• _What the task asks_:
Nothing but the lines from the top of the data to the line holding "var footerSource = '(source: Insee)';" should be printed, word for word and both ends included; leave the pictures out.

Plotting code records:
==============================
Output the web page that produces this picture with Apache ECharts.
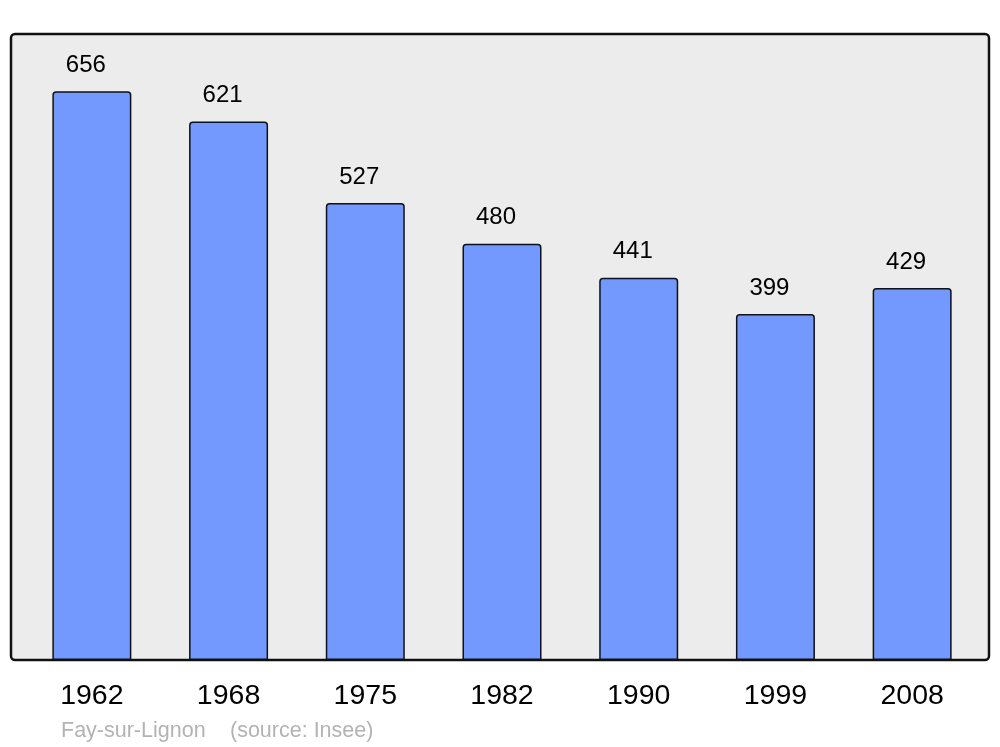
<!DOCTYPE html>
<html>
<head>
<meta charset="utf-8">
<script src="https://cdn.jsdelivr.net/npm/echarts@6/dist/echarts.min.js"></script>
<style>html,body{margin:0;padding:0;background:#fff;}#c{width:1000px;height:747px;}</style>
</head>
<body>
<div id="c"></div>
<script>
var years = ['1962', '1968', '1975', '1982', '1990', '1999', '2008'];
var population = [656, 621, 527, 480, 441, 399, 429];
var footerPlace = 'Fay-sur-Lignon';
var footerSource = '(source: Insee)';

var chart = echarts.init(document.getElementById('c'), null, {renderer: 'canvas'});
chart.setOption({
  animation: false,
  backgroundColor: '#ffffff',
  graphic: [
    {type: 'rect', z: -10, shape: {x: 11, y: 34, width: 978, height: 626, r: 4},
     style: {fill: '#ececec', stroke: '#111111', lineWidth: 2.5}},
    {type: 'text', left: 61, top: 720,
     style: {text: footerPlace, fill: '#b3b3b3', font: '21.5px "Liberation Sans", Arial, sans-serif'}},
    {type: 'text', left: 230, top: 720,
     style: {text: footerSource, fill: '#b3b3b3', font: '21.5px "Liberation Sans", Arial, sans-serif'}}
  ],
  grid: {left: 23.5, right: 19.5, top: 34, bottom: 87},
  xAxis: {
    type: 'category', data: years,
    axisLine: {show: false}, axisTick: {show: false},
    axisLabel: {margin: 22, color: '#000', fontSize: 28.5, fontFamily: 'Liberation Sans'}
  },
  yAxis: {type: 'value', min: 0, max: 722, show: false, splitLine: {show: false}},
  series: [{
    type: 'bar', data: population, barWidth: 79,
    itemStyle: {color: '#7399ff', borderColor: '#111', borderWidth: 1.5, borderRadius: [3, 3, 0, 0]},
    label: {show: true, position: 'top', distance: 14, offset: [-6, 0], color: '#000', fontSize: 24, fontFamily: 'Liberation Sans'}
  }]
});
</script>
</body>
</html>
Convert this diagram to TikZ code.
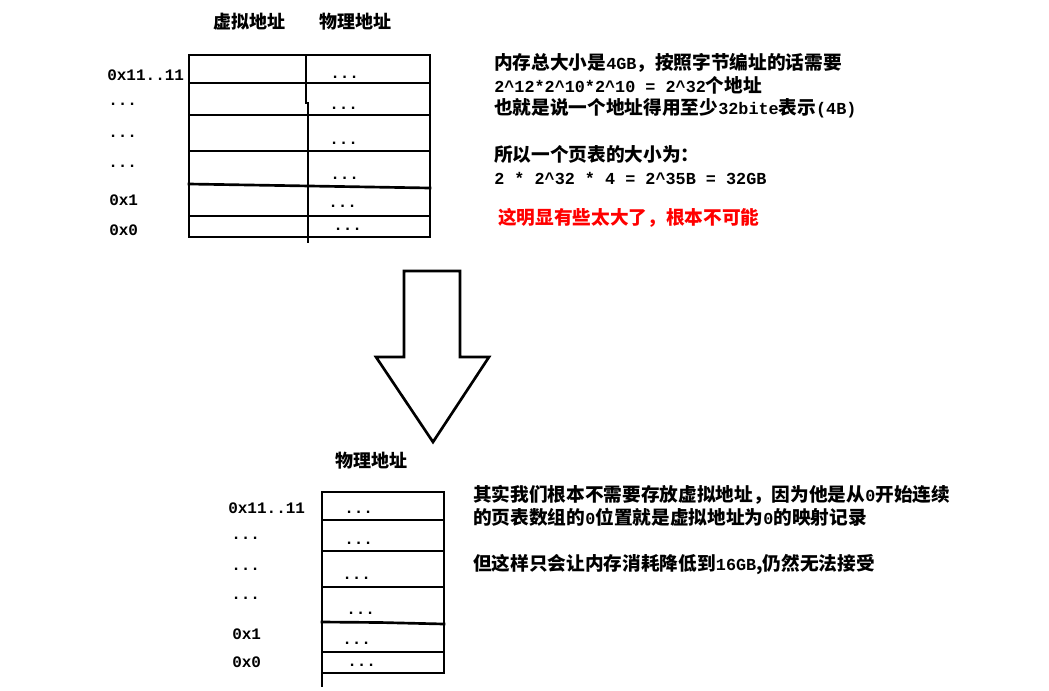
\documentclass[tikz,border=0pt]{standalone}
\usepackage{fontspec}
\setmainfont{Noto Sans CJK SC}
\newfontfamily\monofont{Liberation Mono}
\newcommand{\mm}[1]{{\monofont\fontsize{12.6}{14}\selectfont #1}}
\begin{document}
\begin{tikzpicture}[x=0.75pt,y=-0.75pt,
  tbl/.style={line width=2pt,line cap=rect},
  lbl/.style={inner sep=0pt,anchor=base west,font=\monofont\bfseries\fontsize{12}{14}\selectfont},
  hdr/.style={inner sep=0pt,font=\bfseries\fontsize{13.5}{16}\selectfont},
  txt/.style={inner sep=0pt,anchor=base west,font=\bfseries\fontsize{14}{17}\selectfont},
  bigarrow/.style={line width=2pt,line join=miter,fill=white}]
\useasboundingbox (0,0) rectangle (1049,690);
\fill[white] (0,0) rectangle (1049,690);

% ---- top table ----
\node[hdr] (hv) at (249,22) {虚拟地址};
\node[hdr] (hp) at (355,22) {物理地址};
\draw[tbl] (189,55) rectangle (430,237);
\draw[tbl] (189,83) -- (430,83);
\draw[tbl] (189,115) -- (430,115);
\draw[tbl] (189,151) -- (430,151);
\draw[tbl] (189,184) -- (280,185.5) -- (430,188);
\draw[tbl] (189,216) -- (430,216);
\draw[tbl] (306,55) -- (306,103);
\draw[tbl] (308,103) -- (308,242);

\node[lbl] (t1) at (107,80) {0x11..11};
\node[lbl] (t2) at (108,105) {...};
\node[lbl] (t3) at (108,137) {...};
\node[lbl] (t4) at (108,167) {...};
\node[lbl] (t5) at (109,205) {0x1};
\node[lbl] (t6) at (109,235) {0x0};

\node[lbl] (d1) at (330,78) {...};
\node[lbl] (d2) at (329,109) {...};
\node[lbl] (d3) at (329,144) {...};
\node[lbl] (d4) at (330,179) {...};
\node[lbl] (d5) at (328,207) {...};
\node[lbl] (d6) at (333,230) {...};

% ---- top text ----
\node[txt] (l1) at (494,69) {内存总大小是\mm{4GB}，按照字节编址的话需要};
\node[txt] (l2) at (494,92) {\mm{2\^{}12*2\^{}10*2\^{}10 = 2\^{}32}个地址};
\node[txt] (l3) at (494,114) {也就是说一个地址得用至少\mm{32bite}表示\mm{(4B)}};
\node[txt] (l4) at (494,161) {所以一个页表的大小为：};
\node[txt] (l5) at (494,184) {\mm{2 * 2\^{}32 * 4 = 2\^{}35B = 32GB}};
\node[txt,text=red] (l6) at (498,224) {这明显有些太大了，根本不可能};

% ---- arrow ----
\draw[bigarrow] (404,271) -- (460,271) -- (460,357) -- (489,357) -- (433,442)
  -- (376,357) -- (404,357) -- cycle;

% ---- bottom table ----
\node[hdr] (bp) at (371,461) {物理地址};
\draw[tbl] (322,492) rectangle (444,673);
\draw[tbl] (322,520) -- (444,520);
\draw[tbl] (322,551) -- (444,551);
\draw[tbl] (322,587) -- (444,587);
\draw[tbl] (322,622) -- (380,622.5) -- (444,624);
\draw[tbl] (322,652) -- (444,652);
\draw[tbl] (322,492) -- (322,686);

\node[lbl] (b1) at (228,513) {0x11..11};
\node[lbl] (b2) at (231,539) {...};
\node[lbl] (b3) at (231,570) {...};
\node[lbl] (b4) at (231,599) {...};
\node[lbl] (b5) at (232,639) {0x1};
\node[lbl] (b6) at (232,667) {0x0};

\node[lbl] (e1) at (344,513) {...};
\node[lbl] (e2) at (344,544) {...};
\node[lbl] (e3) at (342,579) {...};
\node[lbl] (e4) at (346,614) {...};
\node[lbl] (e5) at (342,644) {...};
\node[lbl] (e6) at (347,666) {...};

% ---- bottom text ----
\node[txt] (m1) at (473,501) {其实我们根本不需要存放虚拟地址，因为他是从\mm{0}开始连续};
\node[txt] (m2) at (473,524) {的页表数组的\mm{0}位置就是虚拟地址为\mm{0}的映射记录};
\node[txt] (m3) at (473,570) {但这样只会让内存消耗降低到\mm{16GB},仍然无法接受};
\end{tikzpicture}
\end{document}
==============================
• _Solution below_:
Output the web page that produces this picture with Apache ECharts.
<!DOCTYPE html>
<html>
<head>
<meta charset="utf-8">
<script src="https://cdn.jsdelivr.net/npm/echarts@6/dist/echarts.min.js"></script>
<style>html,body{margin:0;padding:0;background:#fff;}#c{width:1000px;height:747px;}</style>
</head>
<body>
<div id="c"></div>
<script>
var years = ['1962', '1968', '1975', '1982', '1990', '1999', '2008'];
var population = [656, 621, 527, 480, 441, 399, 429];
var footerPlace = 'Fay-sur-Lignon';
var footerSource = '(source: Insee)';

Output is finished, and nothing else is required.